DATA IN THIS EXERCISE:
□ □ □ □

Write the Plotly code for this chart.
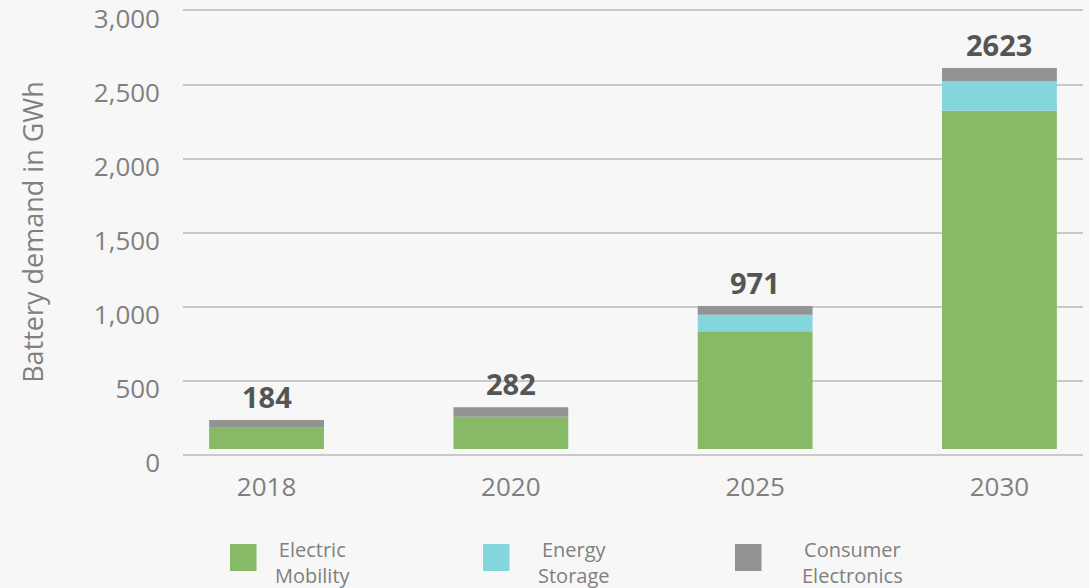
import plotly.graph_objects as go

# ---- data ----
years = ["2018", "2020", "2025", "2030"]
series_names = ["Electric<br>Mobility", "Energy<br>Storage", "Consumer<br>Electronics"]
electric_mobility = [144, 218, 796, 2283]
energy_storage = [0, 0, 110, 200]
consumer_electronics = [52, 65, 59, 88]
total_labels = ["184", "282", "971", "2623"]
y_ticks = [0, 500, 1000, 1500, 2000, 2500, 3000]
y_tick_text = ["0", "500", "1,000", "1,500", "2,000", "2,500", "3,000"]

# ---- style ----
BG = "#f7f7f7"
colors = ["#86ba67", "#84d6dd", "#939393"]
BAR_BASE = 40
FONT = "Open Sans"
GREY_TXT = "#808080"

fig = go.Figure()
series = [electric_mobility, energy_storage, consumer_electronics]
bases = [BAR_BASE] * len(years)
for name, vals, col in zip(series_names, series, colors):
    fig.add_trace(go.Bar(
        x=years, y=vals, base=list(bases), name=name.replace("<br>", " "),
        marker=dict(color=col, line=dict(width=0)), width=0.47,
        showlegend=False,
    ))
    bases = [b + v for b, v in zip(bases, vals)]

# totals on top (category axis -> use category index)
for i, (top, lab) in enumerate(zip(bases, total_labels)):
    fig.add_annotation(x=i, y=top, text=lab, showarrow=False, yanchor="bottom",
                       yshift=2, font=dict(family=FONT, size=29, color="#555555", weight="bold"))

# manual legend (pixel layout -> paper coords)
L, R, T, B = 183, 1083, 6, 458
W, H = R - L, B - T
def px(x):
    return (x - L) / W
def py(y):
    return (B - y) / H
legend_sq_x = [230, 483, 735]
legend_txt_x = [313, 574, 852]
for sx, tx, name, col in zip(legend_sq_x, legend_txt_x, series_names, colors):
    fig.add_shape(type="rect", xref="paper", yref="paper",
                  x0=px(sx), x1=px(sx + 26.5), y0=py(544), y1=py(571),
                  fillcolor=col, line=dict(width=0))
    fig.add_annotation(xref="paper", yref="paper", x=px(tx), y=py(562), text=name,
                       showarrow=False, xanchor="center", yanchor="middle", align="center",
                       borderpad=0, font=dict(family=FONT, size=20, color=GREY_TXT))

fig.update_layout(
    width=1089, height=588,
    paper_bgcolor=BG, plot_bgcolor=BG,
    margin=dict(l=L, r=1089 - R, t=T, b=588 - B, autoexpand=False),
    barmode="overlay",
    font=dict(family=FONT, color=GREY_TXT),
)
fig.update_xaxes(
    type="category", range=[-0.342, 3.342], showgrid=False, showline=False, zeroline=False,
    automargin=False,
    ticks="", ticklabelstandoff=11, tickfont=dict(family=FONT, size=26, color=GREY_TXT),
)
fig.update_yaxes(
    range=[-20, 3030], tickvals=y_ticks, ticktext=y_tick_text, automargin=False,
    showgrid=True, gridcolor="#c9c9c9", gridwidth=2, zeroline=False, showline=False,
    ticks="", ticklabelstandoff=22, ticklabeloverflow="allow", ticklabelshift=8,
    tickfont=dict(family=FONT, size=26, color=GREY_TXT),
    title=dict(text="Battery demand in GWh", standoff=42, font=dict(family=FONT, size=27, color=GREY_TXT)),
)

fig.write_html("out.html", config={"displayModeBar": False},
               post_script="document.body.style.margin='0';document.body.style.background='%s';" % BG)
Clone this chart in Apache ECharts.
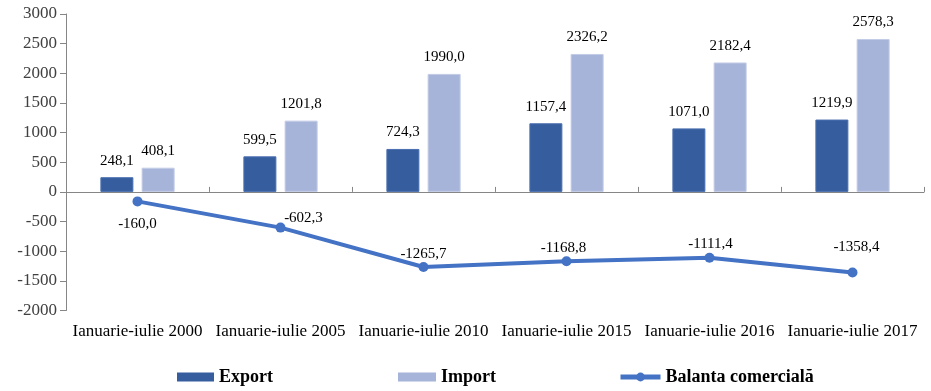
<!DOCTYPE html>
<html>
<head>
<meta charset="utf-8">
<script src="https://cdn.jsdelivr.net/npm/echarts@6/dist/echarts.min.js"></script>
<style>html,body{margin:0;padding:0;background:#fff}#c{width:931px;height:391px}</style>
</head>
<body>
<div id="c"></div>
<script>
var categories = ["Ianuarie-iulie 2000","Ianuarie-iulie 2005","Ianuarie-iulie 2010","Ianuarie-iulie 2015","Ianuarie-iulie 2016","Ianuarie-iulie 2017"];
var exportValues = [248.1, 599.5, 724.3, 1157.4, 1071.0, 1219.9];
var importValues = [408.1, 1201.8, 1990.0, 2326.2, 2182.4, 2578.3];
var balantaValues = [-160.0, -602.3, -1265.7, -1168.8, -1111.4, -1358.4];
var seriesNames = ["Export", "Import", "Balanta comercială"];

var FONT = '"Liberation Serif", "Times New Roman", serif';
function fmt(v){ return v.toFixed(1).replace('.', ','); }

// label placement for the line points (style only)
var lineLabelCfg = [
  {position:'bottom', distance:10, offset:[0,0]},
  {position:'top', distance:-3, offset:[23,0]},
  {position:'top', distance:0, offset:[0,0]},
  {position:'top', distance:1, offset:[-3,0]},
  {position:'top', distance:1, offset:[1,0]},
  {position:'top', distance:13, offset:[4,0]}
];

var legendText = {fontSize:18, fontWeight:'bold', color:'#000', fontFamily:FONT};

var chart = echarts.init(document.getElementById('c'), null, {renderer:'canvas'});
var option = {
  animation:false,
  textStyle:{fontFamily:FONT},
  grid:{left:66, right:7, top:14, bottom:80.5, containLabel:false},
  xAxis:[{
    type:'category', data:categories, boundaryGap:true,
    axisLine:{onZero:true, lineStyle:{color:'#868686', width:1}},
    axisTick:{show:true, inside:true, length:5, alignWithLabel:false, lineStyle:{color:'#868686'}},
    axisLabel:{show:false}, splitLine:{show:false}
  },{
    type:'category', data:categories, position:'bottom', boundaryGap:true,
    axisLine:{show:false, onZero:false}, axisTick:{show:false},
    axisLabel:{show:true, interval:0, margin:13, fontSize:17, color:'#000', fontFamily:FONT},
    splitLine:{show:false}
  }],
  yAxis:{
    type:'value', min:-2000, max:3000, interval:500,
    axisLine:{show:true, lineStyle:{color:'#868686'}},
    axisTick:{show:true, inside:false, length:6, lineStyle:{color:'#868686'}},
    axisLabel:{fontSize:17, color:'#404040', margin:9, fontFamily:FONT,
               formatter:function(v){return String(v);}},
    splitLine:{show:false}
  },
  legend:[
    {data:[{name:seriesNames[0], icon:'rect'}], left:177, top:368, padding:0, itemWidth:37, itemHeight:9, itemGap:0,
     itemStyle:{borderWidth:0}, textStyle:legendText},
    {data:[{name:seriesNames[1], icon:'rect'}], left:398, top:368, padding:0, itemWidth:38, itemHeight:9, itemGap:0,
     itemStyle:{borderWidth:0}, textStyle:legendText},
    {data:[seriesNames[2]], left:618, top:368, padding:0, itemWidth:40, itemHeight:11, itemGap:0,
     lineStyle:{width:5}, textStyle:legendText}
  ],
  series:[
    {name:seriesNames[0], type:'bar', data:exportValues, barWidth:33, barGap:'25%',
     itemStyle:{color:'#365E9F', borderColor:'#4A6FB0', borderWidth:1},
     label:{show:true, position:'top', distance:9, fontSize:15, color:'#000', fontFamily:FONT,
            formatter:function(p){return fmt(p.value);}}},
    {name:seriesNames[1], type:'bar', data:importValues, barWidth:33, barGap:'25%',
     itemStyle:{color:'#A7B4D9', borderColor:'#C3CCE6', borderWidth:1},
     label:{show:true, position:'top', distance:9, fontSize:15, color:'#000', fontFamily:FONT,
            formatter:function(p){return fmt(p.value);}}},
    {name:seriesNames[2], type:'line', z:5,
     data:balantaValues.map(function(v,i){
       var c = lineLabelCfg[i];
       return {value:v, label:{position:c.position, distance:c.distance, offset:c.offset}};
     }),
     symbol:'circle', symbolSize:10,
     lineStyle:{color:'#4472C4', width:4},
     itemStyle:{color:'#4472C4'},
     label:{show:true, fontSize:15, color:'#000', fontFamily:FONT,
            formatter:function(p){return fmt(p.value);}}}
  ]
};
chart.setOption(option);
</script>
</body>
</html>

□ □ □ □

TASK DIRECTIONS:
Reproduce the material word for word. Any pictures should be left out of the copy.

ANSWER TO THE PROBLEM:
Write the Plotly code for this chart.
import plotly.graph_objects as go

# ---- data ----
years = ["2018", "2020", "2025", "2030"]
series_names = ["Electric<br>Mobility", "Energy<br>Storage", "Consumer<br>Electronics"]
electric_mobility = [144, 218, 796, 2283]
energy_storage = [0, 0, 110, 200]
consumer_electronics = [52, 65, 59, 88]
total_labels = ["184", "282", "971", "2623"]
y_ticks = [0, 500, 1000, 1500, 2000, 2500, 3000]
y_tick_text = ["0", "500", "1,000", "1,500", "2,000", "2,500", "3,000"]

# ---- style ----
BG = "#f7f7f7"
colors = ["#86ba67", "#84d6dd", "#939393"]
BAR_BASE = 40
FONT = "Open Sans"
GREY_TXT = "#808080"

fig = go.Figure()
series = [electric_mobility, energy_storage, consumer_electronics]
bases = [BAR_BASE] * len(years)
for name, vals, col in zip(series_names, series, colors):
    fig.add_trace(go.Bar(
        x=years, y=vals, base=list(bases), name=name.replace("<br>", " "),
        marker=dict(color=col, line=dict(width=0)), width=0.47,
        showlegend=False,
    ))
    bases = [b + v for b, v in zip(bases, vals)]

# totals on top (category axis -> use category index)
for i, (top, lab) in enumerate(zip(bases, total_labels)):
    fig.add_annotation(x=i, y=top, text=lab, showarrow=False, yanchor="bottom",
                       yshift=2, font=dict(family=FONT, size=29, color="#555555", weight="bold"))

# manual legend (pixel layout -> paper coords)
L, R, T, B = 183, 1083, 6, 458
W, H = R - L, B - T
def px(x):
    return (x - L) / W
def py(y):
    return (B - y) / H
legend_sq_x = [230, 483, 735]
legend_txt_x = [313, 574, 852]
for sx, tx, name, col in zip(legend_sq_x, legend_txt_x, series_names, colors):
    fig.add_shape(type="rect", xref="paper", yref="paper",
                  x0=px(sx), x1=px(sx + 26.5), y0=py(544), y1=py(571),
                  fillcolor=col, line=dict(width=0))
    fig.add_annotation(xref="paper", yref="paper", x=px(tx), y=py(562), text=name,
                       showarrow=False, xanchor="center", yanchor="middle", align="center",
                       borderpad=0, font=dict(family=FONT, size=20, color=GREY_TXT))

fig.update_layout(
    width=1089, height=588,
    paper_bgcolor=BG, plot_bgcolor=BG,
    margin=dict(l=L, r=1089 - R, t=T, b=588 - B, autoexpand=False),
    barmode="overlay",
    font=dict(family=FONT, color=GREY_TXT),
)
fig.update_xaxes(
    type="category", range=[-0.342, 3.342], showgrid=False, showline=False, zeroline=False,
    automargin=False,
    ticks="", ticklabelstandoff=11, tickfont=dict(family=FONT, size=26, color=GREY_TXT),
)
fig.update_yaxes(
    range=[-20, 3030], tickvals=y_ticks, ticktext=y_tick_text, automargin=False,
    showgrid=True, gridcolor="#c9c9c9", gridwidth=2, zeroline=False, showline=False,
    ticks="", ticklabelstandoff=22, ticklabeloverflow="allow", ticklabelshift=8,
    tickfont=dict(family=FONT, size=26, color=GREY_TXT),
    title=dict(text="Battery demand in GWh", standoff=42, font=dict(family=FONT, size=27, color=GREY_TXT)),
)

fig.write_html("out.html", config={"displayModeBar": False},
               post_script="document.body.style.margin='0';document.body.style.background='%s';" % BG)
Clone this chart in Apache ECharts.
<!DOCTYPE html>
<html>
<head>
<meta charset="utf-8">
<script src="https://cdn.jsdelivr.net/npm/echarts@6/dist/echarts.min.js"></script>
<style>html,body{margin:0;padding:0;background:#fff}#c{width:931px;height:391px}</style>
</head>
<body>
<div id="c"></div>
<script>
var categories = ["Ianuarie-iulie 2000","Ianuarie-iulie 2005","Ianuarie-iulie 2010","Ianuarie-iulie 2015","Ianuarie-iulie 2016","Ianuarie-iulie 2017"];
var exportValues = [248.1, 599.5, 724.3, 1157.4, 1071.0, 1219.9];
var importValues = [408.1, 1201.8, 1990.0, 2326.2, 2182.4, 2578.3];
var balantaValues = [-160.0, -602.3, -1265.7, -1168.8, -1111.4, -1358.4];
var seriesNames = ["Export", "Import", "Balanta comercială"];

var FONT = '"Liberation Serif", "Times New Roman", serif';
function fmt(v){ return v.toFixed(1).replace('.', ','); }

// label placement for the line points (style only)
var lineLabelCfg = [
  {position:'bottom', distance:10, offset:[0,0]},
  {position:'top', distance:-3, offset:[23,0]},
  {position:'top', distance:0, offset:[0,0]},
  {position:'top', distance:1, offset:[-3,0]},
  {position:'top', distance:1, offset:[1,0]},
  {position:'top', distance:13, offset:[4,0]}
];

var legendText = {fontSize:18, fontWeight:'bold', color:'#000', fontFamily:FONT};

var chart = echarts.init(document.getElementById('c'), null, {renderer:'canvas'});
var option = {
  animation:false,
  textStyle:{fontFamily:FONT},
  grid:{left:66, right:7, top:14, bottom:80.5, containLabel:false},
  xAxis:[{
    type:'category', data:categories, boundaryGap:true,
    axisLine:{onZero:true, lineStyle:{color:'#868686', width:1}},
    axisTick:{show:true, inside:true, length:5, alignWithLabel:false, lineStyle:{color:'#868686'}},
    axisLabel:{show:false}, splitLine:{show:false}
  },{
    type:'category', data:categories, position:'bottom', boundaryGap:true,
    axisLine:{show:false, onZero:false}, axisTick:{show:false},
    axisLabel:{show:true, interval:0, margin:13, fontSize:17, color:'#000', fontFamily:FONT},
    splitLine:{show:false}
  }],
  yAxis:{
    type:'value', min:-2000, max:3000, interval:500,
    axisLine:{show:true, lineStyle:{color:'#868686'}},
    axisTick:{show:true, inside:false, length:6, lineStyle:{color:'#868686'}},
    axisLabel:{fontSize:17, color:'#404040', margin:9, fontFamily:FONT,
               formatter:function(v){return String(v);}},
    splitLine:{show:false}
  },
  legend:[
    {data:[{name:seriesNames[0], icon:'rect'}], left:177, top:368, padding:0, itemWidth:37, itemHeight:9, itemGap:0,
     itemStyle:{borderWidth:0}, textStyle:legendText},
    {data:[{name:seriesNames[1], icon:'rect'}], left:398, top:368, padding:0, itemWidth:38, itemHeight:9, itemGap:0,
     itemStyle:{borderWidth:0}, textStyle:legendText},
    {data:[seriesNames[2]], left:618, top:368, padding:0, itemWidth:40, itemHeight:11, itemGap:0,
     lineStyle:{width:5}, textStyle:legendText}
  ],
  series:[
    {name:seriesNames[0], type:'bar', data:exportValues, barWidth:33, barGap:'25%',
     itemStyle:{color:'#365E9F', borderColor:'#4A6FB0', borderWidth:1},
     label:{show:true, position:'top', distance:9, fontSize:15, color:'#000', fontFamily:FONT,
            formatter:function(p){return fmt(p.value);}}},
    {name:seriesNames[1], type:'bar', data:importValues, barWidth:33, barGap:'25%',
     itemStyle:{color:'#A7B4D9', borderColor:'#C3CCE6', borderWidth:1},
     label:{show:true, position:'top', distance:9, fontSize:15, color:'#000', fontFamily:FONT,
            formatter:function(p){return fmt(p.value);}}},
    {name:seriesNames[2], type:'line', z:5,
     data:balantaValues.map(function(v,i){
       var c = lineLabelCfg[i];
       return {value:v, label:{position:c.position, distance:c.distance, offset:c.offset}};
     }),
     symbol:'circle', symbolSize:10,
     lineStyle:{color:'#4472C4', width:4},
     itemStyle:{color:'#4472C4'},
     label:{show:true, fontSize:15, color:'#000', fontFamily:FONT,
            formatter:function(p){return fmt(p.value);}}}
  ]
};
chart.setOption(option);
</script>
</body>
</html>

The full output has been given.